Ad Age reports that an app called Tapcore, which claims to combat app fraud has itself been fraudulently generating and selling fake impressions and the US Federal Trade Commission is well under way investigating media buying practices.

Any one of these would once have stopped industry in its tracks, yet we plough on.

Although a few celebrity CMOs have begun to opine, their companies show no few signs of any follow through.

Given the stakes, ambivalence in this whole space is becoming an ideal platform for the activist investors now so feared in corporate boardrooms.

P&G has already had to react to the notorious Nelson Peltz.  Others are following and this trend will grow apace.  Such non-executives are now doing what executives should have been doing all along and some were once famous for – questioning (media) investment decisions in the continuous pursuit of shareholder value.

Here we go yet again?

The media research industry is busy too.  In the face of such stiff competition from the online behemoths, most offline media are now investing to underpin their sell with quantitative and qualitative data.

The latest example is Cinema’s welcome if overdue move towards trading on ratings equivalents instead of admissions.

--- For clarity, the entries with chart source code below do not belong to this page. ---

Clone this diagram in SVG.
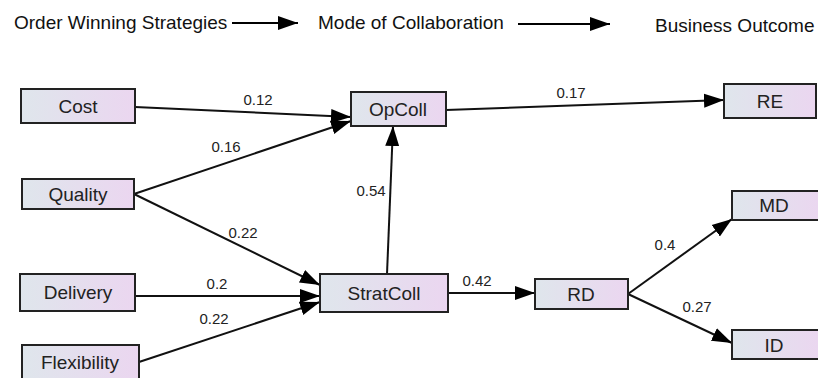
<svg xmlns="http://www.w3.org/2000/svg" width="818" height="378" viewBox="0 0 818 378">
<defs>
<linearGradient id="g" x1="0" y1="0" x2="1" y2="0">
<stop offset="0" stop-color="#dfe6ec"/>
<stop offset="1" stop-color="#ebd6f0"/>
</linearGradient>
<marker id="ahb" viewBox="0 0 10 10" refX="10" refY="5" markerWidth="10" markerHeight="10" orient="auto">
<path d="M0,1.5 L10,5 L0,8.5 z" fill="#000"/>
</marker>
</defs>
<style>
.n rect{fill:url(#g);stroke:#222;stroke-width:2}
.n text{font-family:"Liberation Sans",Arial,sans-serif;font-size:19px;fill:#222;text-anchor:middle}
.h{font-family:"Liberation Sans",Arial,sans-serif;font-size:19px;fill:#111}
.e line{stroke:#111;stroke-width:2;marker-end:url(#ahb)}
.l{font-family:"Liberation Sans",Arial,sans-serif;font-size:15px;fill:#222;text-anchor:middle}
.ha{stroke:#000;stroke-width:2;marker-end:url(#ahb)}
</style>
<g id="header">
<text class="h" x="14" y="29">Order Winning Strategies</text>
<line class="ha" x1="232" y1="23" x2="298" y2="23"/>
<text class="h" x="318" y="29">Mode of Collaboration</text>
<line class="ha" x1="518" y1="24" x2="610" y2="24"/>
<text class="h" x="655" y="32">Business Outcome</text>
</g>
<g id="connectors" class="e">
<line x1="135" y1="107" x2="351" y2="117"/>
<line x1="134" y1="194" x2="351" y2="121"/>
<line x1="134" y1="194" x2="320" y2="285"/>
<line x1="135" y1="296" x2="320" y2="296"/>
<line x1="139" y1="362" x2="320" y2="302"/>
<line x1="387" y1="274" x2="393" y2="126"/>
<line x1="446" y1="110" x2="724" y2="100"/>
<line x1="448" y1="293" x2="535" y2="293"/>
<line x1="628" y1="294" x2="732" y2="219"/>
<line x1="628" y1="294" x2="732" y2="343"/>
</g>
<g id="labels">
<text class="l" x="258" y="105">0.12</text>
<text class="l" x="226" y="152">0.16</text>
<text class="l" x="243" y="238">0.22</text>
<text class="l" x="217" y="289">0.2</text>
<text class="l" x="214" y="324">0.22</text>
<text class="l" x="371" y="196">0.54</text>
<text class="l" x="571" y="98">0.17</text>
<text class="l" x="477" y="286">0.42</text>
<text class="l" x="665" y="250">0.4</text>
<text class="l" x="697" y="312">0.27</text>
</g>
<g id="cost" class="n"><rect x="21" y="89" width="114" height="34"/><text x="78" y="113">Cost</text></g>
<g id="quality" class="n"><rect x="22" y="179" width="112" height="30"/><text x="78" y="201">Quality</text></g>
<g id="delivery" class="n"><rect x="20" y="274" width="115" height="37"/><text x="78" y="299">Delivery</text></g>
<g id="flexibility" class="n"><rect x="22" y="345" width="117" height="40"/><text x="80" y="369">Flexibility</text></g>
<g id="opcoll" class="n"><rect x="351" y="92" width="95" height="34"/><text x="398" y="116">OpColl</text></g>
<g id="stratcoll" class="n"><rect x="320" y="274" width="128" height="38"/><text x="384" y="300">StratColl</text></g>
<g id="rd" class="n"><rect x="535" y="279" width="93" height="30"/><text x="581" y="301">RD</text></g>
<g id="re" class="n"><rect x="724" y="84" width="92" height="34"/><text x="770" y="108">RE</text></g>
<g id="md" class="n"><rect x="732" y="191" width="90" height="29"/><text x="774" y="212">MD</text></g>
<g id="id" class="n"><rect x="732" y="330" width="90" height="29"/><text x="774" y="352">ID</text></g>
</svg>
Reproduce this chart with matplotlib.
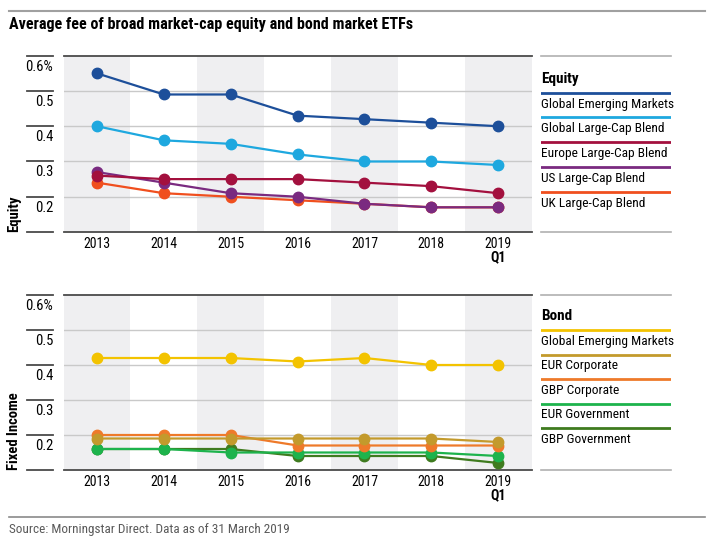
import matplotlib
matplotlib.use("Agg")
import matplotlib.pyplot as plt
from matplotlib.lines import Line2D
from matplotlib.transforms import blended_transform_factory

plt.rcParams["font.family"] = ["Roboto Condensed", "Liberation Sans Narrow",
                               "Roboto", "DejaVu Sans"]

years = ["2013", "2014", "2015", "2016", "2017", "2018", "2019"]
last_sub = "Q1"
y_ticks = [0.1, 0.2, 0.3, 0.4, 0.5, 0.6]

equity_names = ["Global Emerging Markets", "Global Large-Cap Blend",
                "Europe Large-Cap Blend", "US Large-Cap Blend", "UK Large-Cap Blend"]
equity_colors = ["#1d4f9a", "#1ea8df", "#a3103e", "#7a2a80", "#f04f1e"]
eq_global_em = [0.55, 0.49, 0.49, 0.43, 0.42, 0.41, 0.40]
eq_global_lc = [0.40, 0.36, 0.35, 0.32, 0.30, 0.30, 0.29]
eq_europe_lc = [0.26, 0.25, 0.25, 0.25, 0.24, 0.23, 0.21]
eq_us_lc = [0.27, 0.24, 0.21, 0.20, 0.18, 0.17, 0.17]
eq_uk_lc = [0.24, 0.21, 0.20, 0.19, 0.18, 0.17, 0.17]
equity_values = [eq_global_em, eq_global_lc, eq_europe_lc, eq_us_lc, eq_uk_lc]
equity_order = [4, 3, 2, 1, 0]

bond_names = ["Global Emerging Markets", "EUR Corporate", "GBP Corporate",
              "EUR Government", "GBP Government"]
bond_colors = ["#f3c300", "#c39a2c", "#ee7a2a", "#1db34c", "#3f7b1f"]
bd_global_em = [0.42, 0.42, 0.42, 0.41, 0.42, 0.40, 0.40]
bd_eur_corp = [0.19, 0.19, 0.19, 0.19, 0.19, 0.19, 0.18]
bd_gbp_corp = [0.20, 0.20, 0.20, 0.17, 0.17, 0.17, 0.17]
bd_eur_gov = [0.16, 0.16, 0.15, 0.15, 0.15, 0.15, 0.14]
bd_gbp_gov = [0.16, 0.16, 0.16, 0.14, 0.14, 0.14, 0.12]
bond_values = [bd_global_em, bd_eur_corp, bd_gbp_corp, bd_eur_gov, bd_gbp_gov]
bond_order = [4, 3, 2, 1, 0]

W, H = 715, 550
fig = plt.figure(figsize=(W / 100, H / 100), dpi=100)


def px_box(x0, y0, x1, y1):
    return [x0 / W, 1 - y1 / H, (x1 - x0) / W, (y1 - y0) / H]


def draw_panel(ax, values, colors, order, ylabel):
    n = len(years)
    xs = list(range(n))
    for i in range(0, n, 2):
        ax.axvspan(i - 0.5, i + 0.5, color="#efeff1", zorder=0, lw=0)
    for t in y_ticks[1:-1]:
        ax.axhline(t, color="#c9c9c9", lw=1.0, zorder=1)
    for k in order:
        ax.plot(xs, values[k], color=colors[k], lw=1.6, marker="o",
                markersize=7.5, zorder=3, clip_on=False)
    ax.set_xlim(-0.5, n - 0.5)
    ax.set_ylim(y_ticks[0], y_ticks[-1])
    for s in ["left", "right"]:
        ax.spines[s].set_visible(False)
    for s in ["top", "bottom"]:
        ax.spines[s].set_color("#4a4a4a")
        ax.spines[s].set_linewidth(1.3)
    ax.set_yticks([])
    ax.set_xticks(xs)
    ax.set_xticklabels(years, fontsize=10)
    ax.tick_params(axis="x", length=0, pad=3.5)
    tr = blended_transform_factory(ax.transAxes, ax.transData)
    for t in y_ticks:
        ax.plot([-0.078, -0.022], [t, t], transform=tr, color="#4a4a4a",
                lw=1.3, clip_on=False)
        if t == y_ticks[0]:
            continue
        lab = f"{t:.1f}%" if t == y_ticks[-1] else f"{t:.1f}"
        ax.text(-0.022, t - 0.011, lab, transform=tr, ha="right", va="top",
                fontsize=10.5)
    trx = blended_transform_factory(ax.transData, ax.transAxes)
    ax.annotate(last_sub, xy=(n - 1, 0), xycoords=trx, xytext=(0, -13),
                textcoords="offset points", ha="center", va="top",
                fontsize=10, fontweight="bold")
    ax.text(-0.105, 0, ylabel, transform=ax.transAxes, rotation=90,
            ha="center", va="bottom", fontsize=10.5, fontweight="bold")


def draw_legend(lax, title, names, colors, title_y, first_y):
    lax.set_xlim(0, 1)
    lax.set_ylim(0, 1)
    lax.axis("off")
    lax.plot([0, 1], [1, 1], color="#b0b0b0", lw=1.2, clip_on=False)
    lax.plot([0, 1], [0, 0], color="#b0b0b0", lw=1.2, clip_on=False)
    lax.text(0, title_y, title, fontsize=11, fontweight="bold", va="center")
    step = 0.1404
    for i, (nm, c) in enumerate(zip(names, colors)):
        y = first_y - i * step
        lax.plot([0, 1], [y, y], color=c, lw=2.0)
        lax.text(0, y - 0.064, nm, fontsize=9.6, va="center")


ax1 = fig.add_axes(px_box(63.5, 55.7, 531.7, 232))
ax2 = fig.add_axes(px_box(63.5, 295, 531.7, 470))
draw_panel(ax1, equity_values, equity_colors, equity_order, "Equity")
draw_panel(ax2, bond_values, bond_colors, bond_order, "Fixed Income")

lax1 = fig.add_axes(px_box(541, 55.7, 671, 232))
lax2 = fig.add_axes(px_box(541, 295, 671, 470))
draw_legend(lax1, "Equity", equity_names, equity_colors, 0.868, 0.790)
draw_legend(lax2, "Bond", bond_names, bond_colors, 0.88, 0.80)

fig.add_artist(Line2D([9 / W, 705 / W], [1 - 11 / H, 1 - 11 / H],
                      color="#a0a0a0", lw=1.5))
fig.text(9 / W, 1 - 24 / H, "Average fee of broad market-cap equity and bond market ETFs",
         fontsize=11.6, fontweight="bold", va="center")
fig.add_artist(Line2D([9 / W, 705 / W], [1 - 517 / H, 1 - 517 / H],
                      color="#8a8a8a", lw=1.2))
fig.text(9 / W, 1 - 530 / H, "Source: Morningstar Direct. Data as of 31 March 2019",
         fontsize=9.5, color="#5a5a5a", va="center")

fig.savefig("out.png", dpi=100)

The quant is of course where the Joint Industry Committees (JIC’s) – which embody both buyers and sellers – come in.

However, Mediatel reports that the News Media Association (NMA) and Newsworks are unhappy about the Audit Bureau of Circulations (ABC) and holding summit talks with the agencies.

Whenever a media research body reports a lower audience, the media owner(s) in question turn on the survey.  ‘Twas ever thus.

ABC audits circulations, widely taken as a broad proxy for likely audience, especially for the many titles whose readerships are too small for PAMCo effectively to research.  Both bodies have high integrity and amortise their costs across the widest possible user base.

Whether coincidental or not, there is apparently a strong correlation between print ad revenues and circulations.  And everybody knows print circulations and audiences are declining.

Messing with the ABC is a big risk for publishers, undermining credibility and drawing even more attention to their plight in the eyes of buyers.

But for me, two important things inform the conversation:

First, media trading (wrongly in my and others’ opinions) rules the roost at the larger agencies that speak for the most money.  Traders will always seek their adversaries’ weak spots, however unreasonably.  In reporting declining print circulations accurately, ABC innocently enables this.

Second, any media owner that behaves properly – for example participating fully in independent, rigorous and credible cross-industry research verifying its delivery – should reasonably expect advertisers to give it preferential consideration over those that don’t.

Yet the uncomfortable truth is the reverse, see my earlier comments above.

Declaration – I sat on the boards of all the UK’s JICs for almost twenty years until 1996.